Getting Started with Payroll
When first starting, small businesses tend to have no need for payroll, as it is typically just the owner or owners doing the work. However, as a business grows, there’s eventually a need to hire employees. Those employees need to be paid and put on a payroll schedule. So, where do you start? Your city and state determine many factors, but no matter where you are, there are a few basic things that every company needs to start paying employees.
How Often Do You Want to Pay?
First and foremost, what kind of pay period do you want? When deciding on a pay period, keep in mind how often you’d need to be doing payroll. The time it takes to do it yourself will double if you do a weekly payroll versus bi-weekly. If you want to run a weekly or even bi-weekly payroll but do not have the time, you can always hire someone to do it for you. Most companies do stick to a bi-weekly schedule, however, there are the options of weekly, bi-monthly, and monthly. There are a few companies that have different types of employees on different pay periods, though this can be more complicated and more involved.
When Do You Want to Pay?
Once you’ve decided on a pay period, you’ll need to determine a payday. The most common are Fridays, but it is not unheard of for companies to have paydays on a different day of the week. In addition, some companies will pick specific days for paydays, such as the 1st and 15th of the month, which will cause variations in the weekday. However, this pay schedule is typically used for salaried employees or commission pay rather than hourly employees.
Keeping Track of Time – What are Your Options?
You’ll also need to decide how to keep track of time.
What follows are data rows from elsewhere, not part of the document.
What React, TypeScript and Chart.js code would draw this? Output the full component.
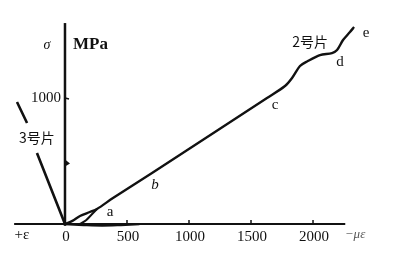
import React, { useEffect, useRef } from "react";
import { Chart, registerables } from "chart.js";

Chart.register(...registerables);

// Strain (µε) axis ticks and stress (MPa) axis ticks
const xTickValues = [0, 500, 1000, 1500, 2000];
const xTickLabels = ["0", "500", "1000", "1500", "2000"];
const yTickValues = [1000];
const yTickLabels = ["1000"];

// Specimen 2 (2号片): strain (µε) vs stress (MPa)
const spec2Strain = [0, 60, 121, 200, 258, 387, 702, 1234, 1629, 1774, 1831, 1895, 1952, 2056, 2153, 2194, 2242, 2298, 2331];
const spec2Stress = [0, 25, 63, 95, 119, 206, 405, 746, 1000, 1095, 1159, 1254, 1290, 1341, 1357, 1381, 1460, 1524, 1563];

// Small hysteresis loop near point a
const loopStrain = [120, 170, 215, 258];
const loopStress = [0, 30, 75, 119];

// Lower branch along the strain axis
const baseStrain = [0, 150, 300, 450, 600];
const baseStress = [-4, -10, -14, -10, -4];

// Specimen 3 (3号片): positive strain side
const spec3Strain = [-387, -306, -266, -226, 0];
const spec3Stress = [968, 802, null, 563, 0];

// Point labels on the curve
const pointNames = ["a", "b", "c", "d", "e"];
const pointStrain = [363, 726, 1694, 2218, 2427];
const pointStress = [95, 310, 944, 1286, 1516];

const toPts = (xs: number[], ys: (number | null)[]) => xs.map((x, i) => ({ x, y: ys[i] }));

export default function App() {
  const ref = useRef<HTMLCanvasElement | null>(null);

  useEffect(() => {
    if (!ref.current) return;
    const serif = '"Liberation Serif", "DejaVu Serif", serif';
    const cjk = '"Noto Sans CJK SC", sans-serif';

    const annot = {
      id: "annot",
      beforeDatasetsDraw(chart: any) {
        const ctx = chart.ctx;
        const xs = chart.scales.x;
        const ys = chart.scales.y;
        const X = (v: number) => xs.getPixelForValue(v);
        const Y = (v: number) => ys.getPixelForValue(v);
        ctx.save();
        ctx.strokeStyle = "#111";
        ctx.fillStyle = "#111";
        // strain axis
        ctx.lineWidth = 2;
        ctx.beginPath();
        ctx.moveTo(X(-410), Y(0));
        ctx.lineTo(X(2260), Y(0));
        ctx.stroke();
        // stress axis
        ctx.lineWidth = 2.5;
        ctx.beginPath();
        ctx.moveTo(X(0), Y(-15));
        ctx.lineTo(X(0), Y(1595));
        ctx.stroke();
        // x ticks
        ctx.lineWidth = 1.5;
        xTickValues.forEach((v) => {
          if (v === 0) return;
          ctx.beginPath();
          ctx.moveTo(X(v), Y(0));
          ctx.lineTo(X(v), Y(0) - 4);
          ctx.stroke();
        });
        yTickValues.forEach((v) => {
          ctx.beginPath();
          ctx.moveTo(X(0), Y(v));
          ctx.lineTo(X(0) + 4, Y(v) + 1);
          ctx.stroke();
        });
        // small arrow on stress axis
        ctx.beginPath();
        ctx.moveTo(X(0), Y(480) - 4);
        ctx.lineTo(X(0) + 5, Y(480));
        ctx.lineTo(X(0), Y(480) + 3);
        ctx.closePath();
        ctx.fill();
        ctx.restore();
      },
      afterDatasetsDraw(chart: any) {
        const ctx = chart.ctx;
        const xs = chart.scales.x;
        const ys = chart.scales.y;
        const X = (v: number) => xs.getPixelForValue(v);
        const Y = (v: number) => ys.getPixelForValue(v);
        ctx.save();
        ctx.fillStyle = "#111";
        ctx.textBaseline = "middle";
        ctx.font = `15px ${serif}`;
        ctx.textAlign = "center";
        xTickValues.forEach((v, i) => {
          ctx.fillText(xTickLabels[i], X(v) + 1, Y(0) + 13);
        });
        ctx.textAlign = "right";
        yTickValues.forEach((v, i) => {
          ctx.fillText(yTickLabels[i], X(0) - 4, Y(v));
        });
        // axis names
        ctx.textAlign = "center";
        ctx.font = `italic 14px ${serif}`;
        ctx.fillText("σ", X(-145), Y(1421));
        ctx.font = `15px ${serif}`;
        ctx.fillText("+ε", X(-347), Y(-87));
        ctx.fillStyle = "#555";
        ctx.font = `italic 13px ${serif}`;
        ctx.fillText("−με", X(2339), Y(-85));
        ctx.fillStyle = "#111";
        ctx.textAlign = "left";
        ctx.font = `bold 17px ${serif}`;
        ctx.fillText("MPa", X(0) + 8, Y(1421));
        // point labels
        ctx.textAlign = "center";
        pointNames.forEach((n, i) => {
          ctx.font = n === "b" ? `italic 15px ${serif}` : `15px ${serif}`;
          ctx.fillText(n, X(pointStrain[i]), Y(pointStress[i]));
        });
        // specimen labels
        ctx.font = `14px ${cjk}`;
        ctx.fillText("2号片", X(1976), Y(1444));
        ctx.fillText("3号片", X(-226), Y(683));
        ctx.restore();
      },
    };

    const chart = new Chart(ref.current, {
      type: "scatter",
      data: {
        datasets: [
          {
            data: toPts(spec2Strain, spec2Stress),
            showLine: true,
            borderColor: "#111",
            borderWidth: 2.4,
            pointRadius: 0,
            tension: 0.3,
          },
          {
            data: toPts(loopStrain, loopStress),
            showLine: true,
            borderColor: "#111",
            borderWidth: 2,
            pointRadius: 0,
            tension: 0.3,
          },
          {
            data: toPts(baseStrain, baseStress),
            showLine: true,
            borderColor: "#111",
            borderWidth: 1.8,
            pointRadius: 0,
            tension: 0.3,
          },
          {
            data: toPts(spec3Strain, spec3Stress),
            showLine: true,
            spanGaps: false,
            borderColor: "#111",
            borderWidth: 2.6,
            pointRadius: 0,
          },
        ],
      } as any,
      options: {
        animation: false,
        responsive: false,
        devicePixelRatio: 1,
        layout: { padding: 0 },
        plugins: { legend: { display: false }, tooltip: { enabled: false } },
        scales: {
          x: { type: "linear", min: -524, max: 2653, display: false },
          y: { type: "linear", min: -294, max: 1778, display: false },
        },
      },
      plugins: [annot],
    });
    return () => chart.destroy();
  }, []);

  return (
    <canvas
      ref={ref}
      width={394}
      height={261}
      style={{ position: "absolute", left: 0, top: 0, width: 394, height: 261, background: "#fff" }}
    />
  );
}
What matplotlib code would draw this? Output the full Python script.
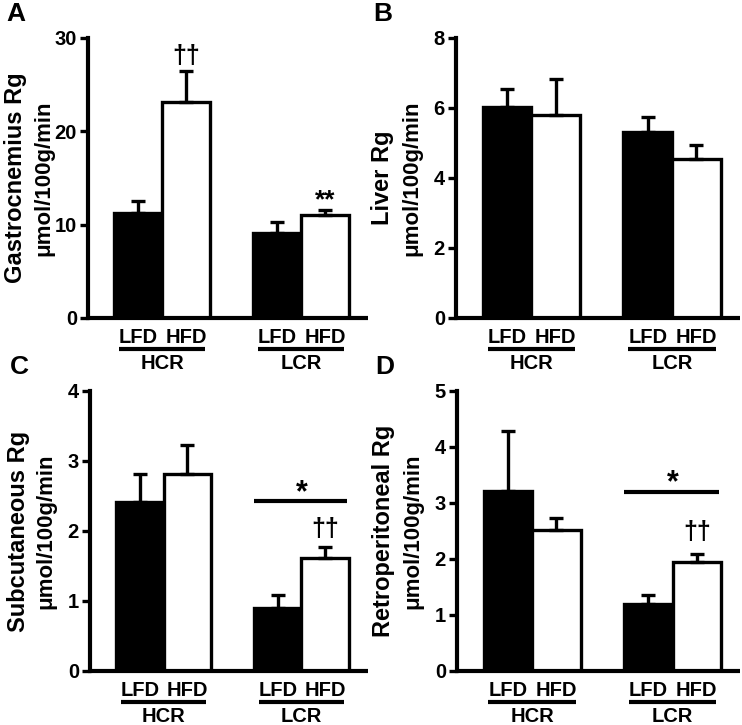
import matplotlib

matplotlib.use("Agg")
import matplotlib.pyplot as plt
import matplotlib.transforms as mtransforms

plt.rcParams["font.family"] = ["Liberation Sans", "DejaVu Sans"]
plt.rcParams["font.weight"] = "bold"

BLACK = "#000000"
WHITE = "#FFFFFF"

# ── Data ─────────────────────────────────────────────────────────────────────

strains = ["HCR", "LCR"]
diets = ["LFD", "HFD"]
bar_pos = [1.0, 2.0, 3.9, 4.9]  # HCR-LFD, HCR-HFD, LCR-LFD, LCR-HFD

gastro_mean = [11.3, 23.1, 9.1, 11.0]
gastro_sem = [1.2, 3.4, 1.2, 0.6]

liver_mean = [6.04, 5.8, 5.32, 4.53]
liver_sem = [0.49, 1.02, 0.43, 0.41]

subq_mean = [2.41, 2.82, 0.9, 1.62]
subq_sem = [0.41, 0.41, 0.18, 0.15]

retro_mean = [3.21, 2.51, 1.2, 1.95]
retro_sem = [1.08, 0.23, 0.16, 0.14]

panels = [
    ("A", "Gastrocnemius Rg", gastro_mean, gastro_sem, 30, 10,
     [0.1186, 0.5614, 0.3774, 0.3862]),
    ("B", "Liver Rg", liver_mean, liver_sem, 8, 2,
     [0.6146, 0.5614, 0.3827, 0.3862]),
    ("C", "Subcutaneous Rg", subq_mean, subq_sem, 4, 1,
     [0.1213, 0.0745, 0.3747, 0.3862]),
    ("D", "Retroperitoneal Rg", retro_mean, retro_sem, 5, 1,
     [0.6159, 0.0745, 0.3820, 0.3862]),
]

LW = 2.4


def draw_panel(fig, letter, label, mean, sem, ymax, step, rect):
    ax = fig.add_axes(rect)
    colors = [BLACK, WHITE, BLACK, WHITE]
    ax.bar(bar_pos, mean, width=1.0, color=colors, edgecolor=BLACK,
           linewidth=LW, zorder=2)
    ax.errorbar(bar_pos, mean, yerr=[[0] * len(mean), sem], fmt="none",
                ecolor=BLACK, elinewidth=LW, capsize=5, capthick=LW, zorder=3)

    ax.set_xlim(-0.05, 5.8)
    ax.set_ylim(0, ymax)
    ax.set_yticks(range(0, ymax + 1, step))
    ax.tick_params(axis="y", length=6, width=LW, labelsize=14.5, pad=2)
    ax.set_xticks(bar_pos)
    ax.set_xticklabels(diets * 2)
    ax.tick_params(axis="x", length=0, labelsize=14.5, pad=7)
    for side in ("top", "right"):
        ax.spines[side].set_visible(False)
    for side in ("left", "bottom"):
        ax.spines[side].set_linewidth(3)
    ax.spines["bottom"].set_capstyle("butt")

    # strain group lines + labels below the diet labels
    trans = mtransforms.blended_transform_factory(ax.transData, ax.transAxes)
    for i, strain in enumerate(strains):
        x0, x1 = bar_pos[2 * i], bar_pos[2 * i + 1]
        ax.plot([x0 - 0.4, x1 + 0.4], [-0.111, -0.111], color=BLACK, lw=3,
                transform=trans, clip_on=False, solid_capstyle="butt")
        ax.text((x0 + x1) / 2, -0.162, strain, transform=trans, ha="center",
                va="center", fontsize=14.5)

    # y-axis label (two lines)
    ax.text(-0.258, 0.5, label, transform=ax.transAxes, rotation=90,
            ha="center", va="center", fontsize=17)
    ax.text(-0.157, 0.5, "\u03bcmol/100g/min", transform=ax.transAxes,
            rotation=90, ha="center", va="center", fontsize=16)

    # panel letter
    ax.text(-0.29, 1.085, letter, transform=ax.transAxes, ha="left",
            va="center", fontsize=19)
    return ax


fig = plt.figure(figsize=(7.42, 7.25), dpi=100)
fig.patch.set_facecolor(WHITE)

axes = {}
for letter, label, mean, sem, ymax, step, rect in panels:
    axes[letter] = draw_panel(fig, letter, label, mean, sem, ymax, step, rect)

# ── Significance marks ───────────────────────────────────────────────────────

axA = axes["A"]
axA.text(bar_pos[1], gastro_mean[1] + gastro_sem[1] + 0.3, "\u2020\u2020",
         ha="center", va="bottom", fontsize=18)
axA.text(bar_pos[3], gastro_mean[3] + gastro_sem[3] - 0.3, "**",
         ha="center", va="bottom", fontsize=19)

for letter, mean, sem, line_y, star_off, dag_off in [
    ("C", subq_mean, subq_sem, 2.43, -0.1, 0.08),
    ("D", retro_mean, retro_sem, 3.2, -0.12, 0.18),
]:
    ax = axes[letter]
    ax.plot([bar_pos[2] - 0.5, bar_pos[3] + 0.45], [line_y, line_y],
            color=BLACK, lw=3, solid_capstyle="butt", zorder=3)
    ax.text((bar_pos[2] + bar_pos[3]) / 2, line_y + star_off, "*",
            ha="center", va="bottom", fontsize=22)
    ax.text(bar_pos[3], mean[3] + sem[3] + dag_off, "\u2020\u2020",
            ha="center", va="bottom", fontsize=18)

fig.savefig("out.png", dpi=100, facecolor=WHITE)
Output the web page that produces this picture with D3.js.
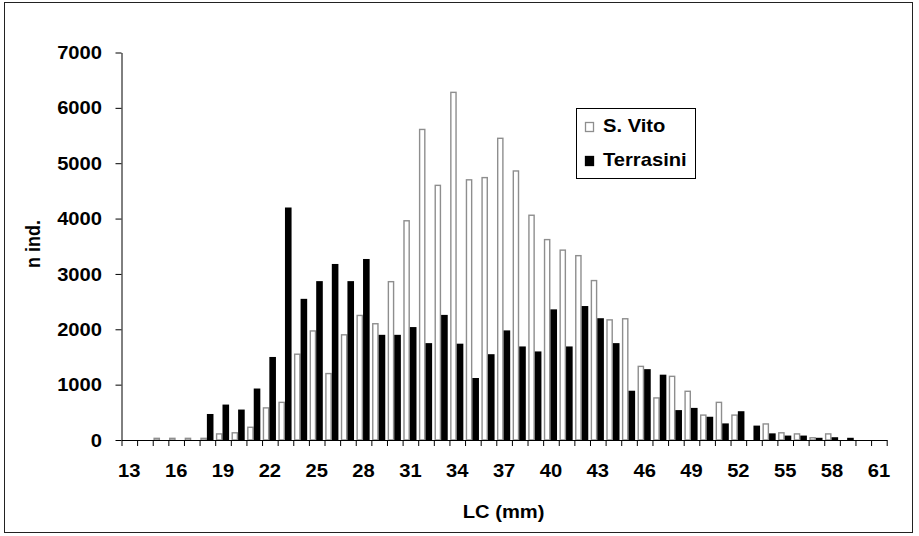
<!DOCTYPE html>
<html>
<head>
<meta charset="utf-8">
<script src="https://cdn.jsdelivr.net/npm/d3@7"></script>
<style>
  body { margin: 0; background: #fff; }
  svg text { font-family: "Liberation Sans", Arial, sans-serif; font-weight: bold; fill: #000; }
</style>
</head>
<body>
<svg id="chart" width="919" height="536"></svg>
<script>
// Carapace length classes (mm)
const categories = [13,14,15,16,17,18,19,20,21,22,23,24,25,26,27,28,29,30,31,32,33,34,35,36,37,
                    38,39,40,41,42,43,44,45,46,47,48,49,50,51,52,53,54,55,56,57,58,59,60,61];
const seriesNames = ["S. Vito", "Terrasini"];
// Number of individuals per class
const sVito = [0,0,30,30,30,30,110,130,230,580,680,1550,1970,1200,1900,2250,2100,2860,3960,5610,4600,6280,4700,4740,5450,
               4860,4060,3620,3430,3330,2880,2170,2190,1330,760,1150,880,450,680,450,0,290,130,110,40,110,0,0,0];
const terrasini = [0,0,0,0,0,470,640,550,930,1500,4200,2550,2870,3180,2870,3270,1900,1900,2040,1750,2260,1740,1120,1550,1980,
                   1690,1600,2360,1690,2420,2200,1750,890,1280,1180,540,580,420,300,520,260,120,80,80,40,50,40,0,0];
const yTicks = [0,1000,2000,3000,4000,5000,6000,7000];
const xTickLabels = [13,16,19,22,25,28,31,34,37,40,43,46,49,52,55,58,61];
const xTitle = "LC (mm)";
const yTitle = "n ind.";

const FONT = 18;      // px
const STRETCH = 1.12; // horizontal widening of the lettering

const svg = d3.select("#chart");

// page frame
svg.append("rect")
  .attr("x", 4.5).attr("y", 2.5).attr("width", 908).attr("height", 530)
  .attr("fill", "none").attr("stroke", "#222").attr("stroke-width", 1);

const plotLeft = 121.5, plotRight = 886.7, plotBottom = 440, plotTop = 52.5;

const x = d3.scaleBand().domain(categories).range([plotLeft, plotRight]).padding(0);
const xEdge = d3.scaleLinear().domain([0, categories.length]).range([plotLeft, plotRight]);
const sub = d3.scaleBand().domain(seriesNames).range([0.7, 13.9]).padding(0);
const y = d3.scaleLinear().domain([0, 7000]).range([plotBottom, plotTop]);

const rows = categories.map((c, i) => ({ c, v: [sVito[i], terrasini[i]] }));

// S. Vito: open bars with grey outline
svg.append("g").selectAll("rect")
  .data(rows.filter(d => d.v[0] > 0))
  .join("rect")
  .attr("x", d => x(d.c) + sub("S. Vito") + 0.7)
  .attr("width", sub.bandwidth() - 1.4)
  .attr("y", d => y(d.v[0]))
  .attr("height", d => y(0) - y(d.v[0]))
  .attr("fill", "#fff")
  .attr("stroke", "#8e8e8e")
  .attr("stroke-width", 1.4);

// Terrasini: solid black bars
svg.append("g").selectAll("rect")
  .data(rows.filter(d => d.v[1] > 0))
  .join("rect")
  .attr("x", d => x(d.c) + sub("Terrasini"))
  .attr("width", sub.bandwidth())
  .attr("y", d => y(d.v[1]))
  .attr("height", d => y(0) - y(d.v[1]))
  .attr("fill", "#000");

// y axis
const yAxis = svg.append("g")
  .attr("transform", `translate(${plotLeft},0)`)
  .call(d3.axisLeft(y).tickValues(yTicks).tickSize(6).tickSizeOuter(0).tickFormat(d3.format("d")));
yAxis.selectAll("text")
  .attr("x", -19.5 / STRETCH)
  .attr("dy", "0.34em")
  .attr("transform", `scale(${STRETCH},1)`)
  .style("font-size", FONT + "px");

// x axis: line and boundary ticks
svg.append("g")
  .attr("transform", `translate(0,${plotBottom})`)
  .call(d3.axisBottom(xEdge).tickValues(d3.range(0, categories.length + 1)).tickSize(6).tickSizeOuter(0).tickFormat(""));

// x axis: class labels every third class
const xLab = svg.append("g")
  .attr("transform", `translate(0,${plotBottom})`)
  .call(d3.axisBottom(x).tickValues(xTickLabels).tickSize(0).tickPadding(24));
xLab.select(".domain").remove();
xLab.selectAll("text")
  .attr("transform", `scale(${STRETCH},1)`)
  .attr("x", 0)
  .style("font-size", FONT + "px");

svg.selectAll(".domain, .tick line").attr("stroke", "#000");

// axis titles
svg.append("text")
  .attr("transform", `translate(${(plotLeft + plotRight) / 2 - 0.5},518) scale(${STRETCH},1)`)
  .attr("text-anchor", "middle")
  .style("font-size", FONT + "px")
  .text(xTitle);

svg.append("text")
  .attr("transform", `translate(40,244) scale(${STRETCH},1) rotate(-90)`)
  .attr("text-anchor", "middle")
  .style("font-size", FONT + "px")
  .text(yTitle);

// legend
const lg = svg.append("g");
lg.append("rect")
  .attr("x", 576.5).attr("y", 108.5).attr("width", 119).attr("height", 70)
  .attr("fill", "#fff").attr("stroke", "#000").attr("stroke-width", 1);
const legendItems = [
  { name: seriesNames[0], fill: "#fff", stroke: "#8e8e8e", cy: 127, ty: 132 },
  { name: seriesNames[1], fill: "#000", stroke: "#000", cy: 161, ty: 166 }
];
legendItems.forEach(it => {
  lg.append("rect")
    .attr("x", 585.5).attr("y", it.cy - 4.5).attr("width", 8).attr("height", 9)
    .attr("fill", it.fill).attr("stroke", it.stroke).attr("stroke-width", 1.3);
  lg.append("text")
    .attr("transform", `translate(603,${it.ty}) scale(${STRETCH},1)`)
    .style("font-size", FONT + "px")
    .text(it.name);
});
</script>
</body>
</html>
The days of paper timesheets are a thing of the past. Many companies are turning to online programs, especially in the home service industry. There are programs, such as QuickBooks Time, where you can track your employees’ time and their location to make sure they are at the right job at the right time. There are many different programs out there with various features. Some require clocking in and out at the office. Some of them have apps as well as online portals for more flexibility. Be sure to do your research to find something to fit your business. Remember that you’ll need something to track more than just time worked. There’s also vacation time, sick pay, and any unpaid time off to think about.
Don’t Forget About Payroll Taxes!
After deciding on those, you’ll start paying your employees, but how do the taxes work? You will need to deduct Income and FICA taxes from employee paychecks. Income taxes are based on the employees’ W-4s. For FICA taxes, the standard deduction rates are 6.2% for Social Security and 1.45% for Medicare. And then there are the employer-specific FUTA taxes, covering unemployment. But what do you do with those deductions, how do you file, and how much do you pay?
You’ll file Income taxes regularly with the IRS, but how often is dependent on how many employees you have. So, you’ll file either on a monthly or semi-weekly basis. For your Income taxes, how much you pay changes with your employees’ income and filing status. You’ll file the employees’ income tax deducted from their paychecks along with your calculated amount using Form 941.
For FICA taxes, you’ll match the Social Security and Medicare percentages that the employees pay and use Form 940 for filing both your portion and the employees’. For Social Security, there is a maximum income that can be taxed. Any employees making more than $132,900 do not get taxed for Social Security. Medicare does not have a maximum income. However, income thresholds determine an additional 0.9% paid into Medicare.
FUTA taxes are paid by the employer only. These are used to fund federal unemployment programs. Employers are required to pay 6% on the first $7,000 earned by an employee for each employee. There are SUTA taxes, as well, that change by state. If SUTA taxes are paid on time and in full, it can help reduce the FUTA tax percentage to as low as 0.6%.
Be Careful – State and Local Tax Do Vary
State and local taxes are where you’ll need to look into your state and local laws, as they can be vastly different. Each state has its own tax filing websites for you to file your state income and other taxes. You can typically find these by going to https://www.irs.gov/businesses/small-businesses-self-employed/state-government-websites.
Peace of Mind
Payroll may seem like a difficult task when you don’t know where to start. However, payroll can become relatively simple with the proper guidance or through various available resources. If you decide payroll is not for you, don’t feel discouraged. As we mentioned above, there are options to hire an outside payroll service. Have peace of mind that employees are paid correctly, on time, and your taxes are properly filed.